Robert Samuelson's attack on the Reagan tax cuts [op-ed, July 28] was misplaced.

Mr. Samuelson is doubtless correct in looking to Federal Reserve policy as a critical factor in determining whether American workers face boom times or hard times. Ronald Reagan, by cutting taxes dramatically and moving to deregulate an overregulated economy, changed America from a relatively high-tax economy into a basically low-tax economy. Investors, who tend to base their decisions about investing in businesses on things such as tax rates, and not White House press releases, have responded accordingly. A Wall Street boom and impressive job creation began in 1983 and have for the most part continued.

Before the Reagan tax cuts, federal revenues were $517.1 billion (FY 1980). Economic growth was so strong after the tax cuts took effect that revenues at the end of the Reagan years increased to $991.2 billion (FY 1989). But the Democratically controlled Congress insisted that spending increase even more and never passed even one balanced budget during the 1980s.

The tax system gradually has strayed from the prosperity-producing tax system bequeathed by the Reagan administration. The top tax rate in 1989 was 28 percent. The top tax rate today is 39.6 percent. Taxes as a percentage of GDP at the start of the Clinton administration were 17.8 percent. Today taxes account for 20.7 percent of the economy -- a truly remarkable increase in the tax burden in just six years.

These changes in the tax burden reduce economic growth to a level below what it could be, and they penalize work, saving, investment and entrepreneurship. They also hurt long-term economic growth.

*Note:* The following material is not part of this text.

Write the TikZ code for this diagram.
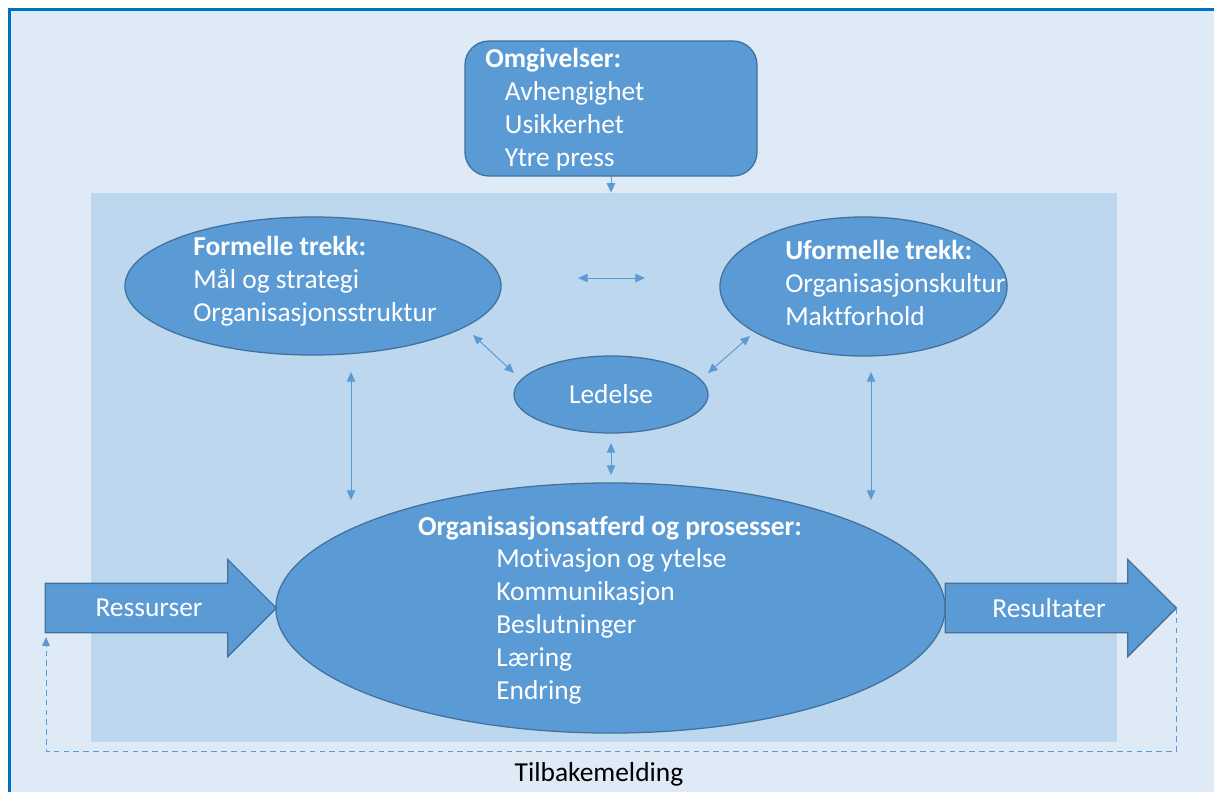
\documentclass[tikz,border=0pt]{standalone}
\usepackage{fontspec}
\setmainfont{Carlito}[Ligatures=NoCommon]
\usetikzlibrary{arrows.meta,shapes.geometric,shapes.arrows}
\definecolor{boxblue}{HTML}{5B9BD5}
\definecolor{boxedge}{HTML}{41719C}
\definecolor{innerblue}{HTML}{BDD7EE}
\definecolor{outerblue}{HTML}{DEEAF6}
\definecolor{frameblue}{HTML}{0070C0}

\begin{document}
\begin{tikzpicture}[x=0.025cm, y=-0.025cm, font=\fontsize{19.5}{23.5}\selectfont,
  part/.style={draw=boxedge, fill=boxblue, line width=0.9pt, inner sep=0pt, outer sep=0pt},
  oval/.style={part, ellipse},
  bigarr/.style={part, single arrow, inner xsep=0pt, inner ysep=0.6cm, single arrow head extend=0.6cm, minimum height=5.775cm, minimum width=2.4cm},
  txt/.style={text=white, align=left, inner sep=0pt},
  dbl/.style={{Triangle[length=2.4mm,width=2.1mm]}-{Triangle[length=2.4mm,width=2.1mm]}, boxblue, line width=0.7pt},
  one/.style={-{Triangle[length=2.4mm,width=2.1mm]}, boxblue, line width=0.7pt},
  fb/.style={-{Triangle[length=2.2mm,width=1.9mm]}, boxblue, line width=0.7pt, dash pattern=on 4pt off 3pt}]
\useasboundingbox (0,0) rectangle (1214,791);
\fill[white] (0,0) rectangle (1214,791);
% frame and inner area
\draw[frameblue, fill=outerblue, line width=2.1pt] (9.5,9.5) rectangle (1240,820);
\node[fill=innerblue, minimum width=25.65cm, minimum height=13.725cm, inner sep=0pt] (org) at (604,467.5) {};
% boxes
\node[part, rounded corners=0.6cm, minimum width=7.3cm, minimum height=3.375cm] (omg) at (611,108.5) {};
\node[txt, anchor=west] (omgt) at (485,110) {\textbf{Omgivelser:}\\\hspace*{14pt}Avhengighet\\\hspace*{14pt}Usikkerhet\\\hspace*{14pt}Ytre press};
\node[oval, minimum width=9.4cm, minimum height=3.45cm] (form) at (313,286) {};
\node[txt, anchor=west] (formt) at (193,281) {\textbf{Formelle trekk:}\\Mål og strategi\\Organisasjonsstruktur};
\node[oval, minimum width=7.175cm, minimum height=3.475cm] (ufor) at (863.5,286.5) {};
\node[txt, anchor=west] (ufort) at (785,283) {\textbf{Uformelle trekk:}\\Organisasjonskultur\\Maktforhold};
\node[oval, minimum width=4.85cm, minimum height=1.925cm, text=white] (led) at (611,394.5) {Ledelse};
\node[oval, minimum width=16.725cm, minimum height=6.25cm] (atf) at (610.5,608) {};
\node[txt] (atft) at (610,528) {\textbf{Organisasjonsatferd og prosesser:}};
\node[txt, anchor=west] (atfl) at (496,626) {Motivasjon og ytelse\\Kommunikasjon\\Beslutninger\\Læring\\Endring};
\node[bigarr] (ress) at (148.5,608) {};
\node[txt] (resst) at (149,608) {Ressurser};
\node[bigarr] (resu) at (1048.5,608) {};
\node[txt] (resut) at (1049,608) {Resultater};
\node[inner sep=0pt] (tilb) at (599,774) {Tilbakemelding};
% arrow ends
\coordinate (h1) at (578,278); \coordinate (h2) at (645,278);
\coordinate (fl1) at (473,335); \coordinate (fl2) at (514,373);
\coordinate (ul1) at (750,336); \coordinate (ul2) at (708,373);
\coordinate (la1) at (611,443); \coordinate (la2) at (611,475);
\coordinate (va1) at (351,372); \coordinate (va2) at (351,500);
\coordinate (vb1) at (871,372); \coordinate (vb2) at (871,500);
\coordinate (fbend) at (46,637);
% connectors
\draw[one] (omg.south) -- (omg.south |- org.north);
\draw[dbl] (h1) -- (h2);
\draw[dbl] (fl1) -- (fl2);
\draw[dbl] (ul1) -- (ul2);
\draw[dbl] (la1) -- (la2);
\draw[dbl] (va1) -- (va2);
\draw[dbl] (vb1) -- (vb2);
\draw[fb] (resu.tip) -- (resu.tip |- 0,751) -- (fbend |- 0,751) -- (fbend);
\end{tikzpicture}
\end{document}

But there's another problem with our high level of taxation. The budget surpluses it produces will not go to debt reduction. According to the research conducted by the Joint Economic Committee, for every dollar of budget surplus accumulated, 60 cents will be spent within one year. Mr. Samuelson and other critics of tax cuts ignore this political reality. Democrats and Republicans (although to a lesser degree) will spend the surplus.

Tax cuts are the best way to ensure that our economy will continue to grow and remain competitive in the world economy. Ronald Reagan understood that. The economy will respond to tax incentives just as powerfully in the future as it did in the 1980s.